Understanding Task Manager's limitations is crucial for accurate performance assessment. When troubleshooting CPU issues, consider these practical guidelines:

  • Look beyond the percentage: High utilization doesn't necessarily mean performance problems if the CPU is operating efficiently at lower power states.
  • Monitor individual cores: Use the logical processor graphs in Task Manager's Performance tab to identify single-threaded bottlenecks.
  • Check clock speeds: Modern CPUs often operate below their maximum frequency even at 100% utilization due to thermal or power constraints.
  • Use the right tool: For detailed analysis, switch to Resource Monitor or Performance Monitor instead of relying solely on Task Manager.
  • Consider context: Brief CPU spikes are normal in modern computing; sustained high utilization is more concerning.

The Future of CPU Monitoring in Windows

As processor architectures continue evolving with technologies like hybrid cores (Intel's P-cores and E-cores) and 3D stacking, CPU monitoring tools face increasing challenges. These heterogeneous architectures make simple percentage utilization even less meaningful, as different core types have vastly different performance characteristics.

Microsoft may need to reconsider Task Manager's approach in future Windows versions. The company has already adapted to some hardware changes—Windows 11's Task Manager correctly displays hybrid core architectures and their different performance characteristics. Further evolution might include more sophisticated visualization of CPU states or integration with hardware-specific performance counters.
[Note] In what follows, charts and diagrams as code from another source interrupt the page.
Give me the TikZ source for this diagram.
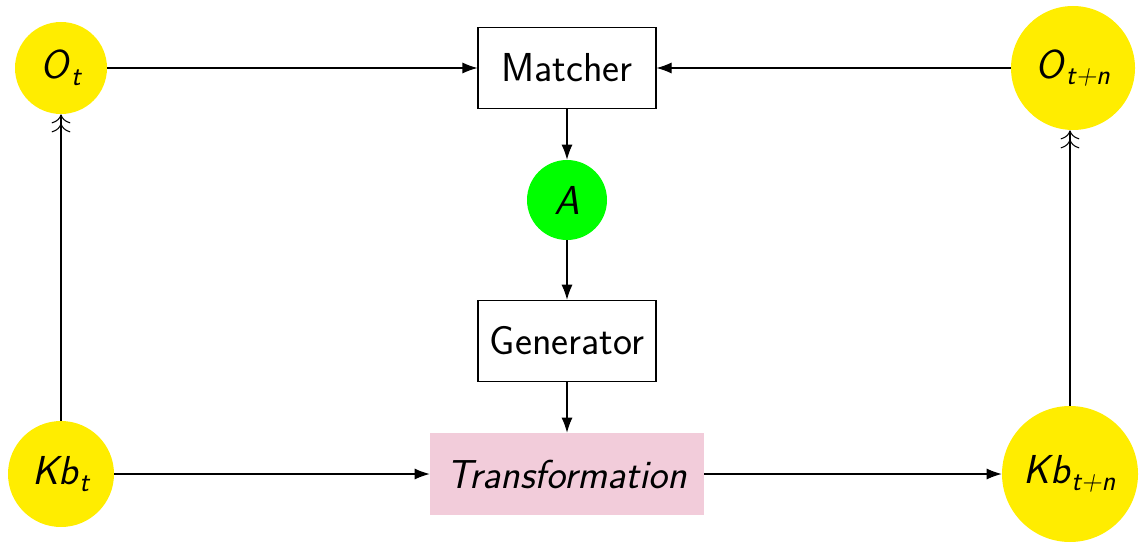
\documentclass[tikz,border=0pt]{standalone}
\usepackage{amsmath}
\usetikzlibrary{shapes.geometric, arrows.meta}

\definecolor{circyellow}{RGB}{255,237,0}
\definecolor{circgreen}{RGB}{0,255,0}
\definecolor{transpink}{RGB}{242,204,218}

\newcommand{\sv}[1]{\textit{#1}}

\begin{document}
\begin{tikzpicture}[font=\fontsize{23}{27}\selectfont\sffamily]

            \tikzstyle{statenode} = [circle, fill=circyellow, text centered, inner sep=0];
            \tikzstyle{actnode} = [circle, fill=circgreen, text centered, inner sep=0, minimum size=1.6cm];
            \tikzstyle{procbox} = [draw, line width=0.6pt, rectangle, text centered, minimum width=3.56cm, minimum height=1.63cm];
            \tikzstyle{transbox} = [rectangle, fill=transpink, text centered, minimum width=5.48cm, minimum height=1.64cm];
            \tikzstyle{arrow} = [line width=0.6pt, -{Latex[length=3mm, width=2.2mm]}];
            \tikzstyle{arrow2} = [line width=0.6pt, -{To[length=1.8mm]To[length=1.8mm]}];

            \useasboundingbox (0,0) rectangle (22.84,-10.86);

            \node[statenode, minimum size=1.84cm] (ot) at (1.22,-1.36) {\sv{O}$_{\sv{t}}$};
            \node[procbox] (matcher) at (11.34,-1.36) {Matcher};
            \node[statenode, minimum size=2.48cm] (otn) at (21.46,-1.36) {\sv{O}$_{\sv{t+n}}$};
            \node[actnode] (a) at (11.34,-4.0) {\sv{A}};
            \node[procbox] (gen) at (11.34,-6.82) {Generator};
            \node[transbox] (trans) at (11.34,-9.48) {\itshape Transformation};
            \node[statenode, minimum size=2.12cm] (kbt) at (1.22,-9.48) {\sv{Kb}$_{\sv{t}}$};
            \node[statenode, minimum size=2.72cm] (kbtn) at (21.4,-9.48) {\sv{Kb}$_{\sv{t+n}}$};

            \draw [arrow] (ot) -- (matcher);
            \draw [arrow] (otn) -- (matcher);
            \draw [arrow] (matcher) -- (a);
            \draw [arrow] (a) -- (gen);
            \draw [arrow] (gen) -- (trans);
            \draw [arrow] (kbt) -- (trans);
            \draw [arrow] (trans) -- (kbtn);
            \draw [arrow2] (kbt) -- (ot);
            \draw [arrow2] (kbtn.north) -- (kbtn.north |- otn.south);

        \end{tikzpicture}
\end{document}
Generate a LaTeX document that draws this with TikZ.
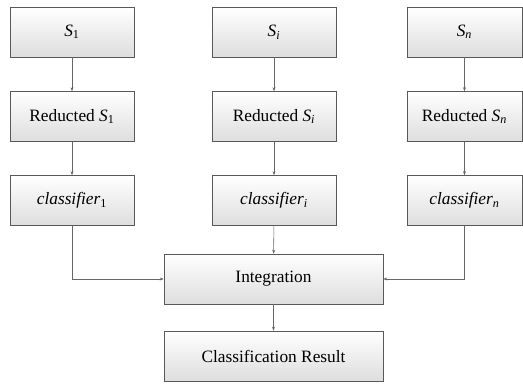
\documentclass[tikz,border=0pt]{standalone}
\usepackage{fontspec}
\setmainfont{Liberation Serif}
\usetikzlibrary{arrows.meta}
\usetikzlibrary{positioning}

\begin{document}
\begin{tikzpicture}[x=0.75pt,y=-0.75pt]
        \useasboundingbox (0,0) rectangle (523,383);
        \begin{scope}[every node/.style={rectangle,draw=black!65,thin,
            top color=white,bottom color=black!13,
            minimum width=93pt,minimum height=37.5pt,inner sep=0pt,
            font=\fontsize{13}{15}\selectfont}]
            \node (s1) at (72,32) {\textit{S}\textsubscript{1}};
            \node (si) at (274,32) {\textit{S\textsubscript{i}}};
            \node[minimum width=86.25pt] (sn) at (464.5,32) {\textit{S\textsubscript{n}}};
            \node (r1) at (72,116.5) {Reducted \textit{S}\textsubscript{1}};
            \node (ri) at (274,116.5) {Reducted \textit{S\textsubscript{i}}};
            \node[minimum width=86.25pt] (rn) at (464.5,116.5) {Reducted \textit{S\textsubscript{n}}};
            \node (c1) at (72,200.5) {\textit{classifier}\textsubscript{1}};
            \node (ci) at (274,200.5) {\textit{classifier\textsubscript{i}}};
            \node[minimum width=86.25pt] (cn) at (464.5,200.5) {\textit{classifier\textsubscript{n}}};
            \node[minimum width=164.25pt] (int) at (273.5,279) {Integration};
            \node[minimum width=164.25pt] (res) at (273.5,356) {Classification Result};
        \end{scope}
        \begin{scope}[>={Stealth[length=3pt,width=2.2pt]},
            every edge/.style={draw=black!60,thin}]
            \path [->] (s1) edge (r1);
            \path [->] (si) edge (ri);
            \path [->] (sn) edge (rn);
            \path [->] (r1) edge (c1);
            \path [->] (ri) edge (ci);
            \path [->] (rn) edge (cn);
            \path [->] (ci) edge (int);
            \path [->] (int) edge (res);
            \draw [->,black!60,thin] (c1) |- (int);
            \draw [->,black!60,thin] (cn) |- (int);
        \end{scope}
    \end{tikzpicture}
\end{document}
For now, Task Manager remains a practical tool for most users, despite its technical limitations. Its interval-based design represents a compromise that has served Windows well for decades, even as the hardware it monitors has transformed beyond recognition. Understanding how it works—and what it doesn't show—is key to using it effectively in today's complex computing environment.

Power users seeking more precise measurements have alternatives available, from Microsoft's own advanced tools to third-party solutions. But for everyday monitoring and basic troubleshooting, Task Manager's familiar interface and conservative design continue to provide value, even if its CPU meter shows the recent past rather than the present moment.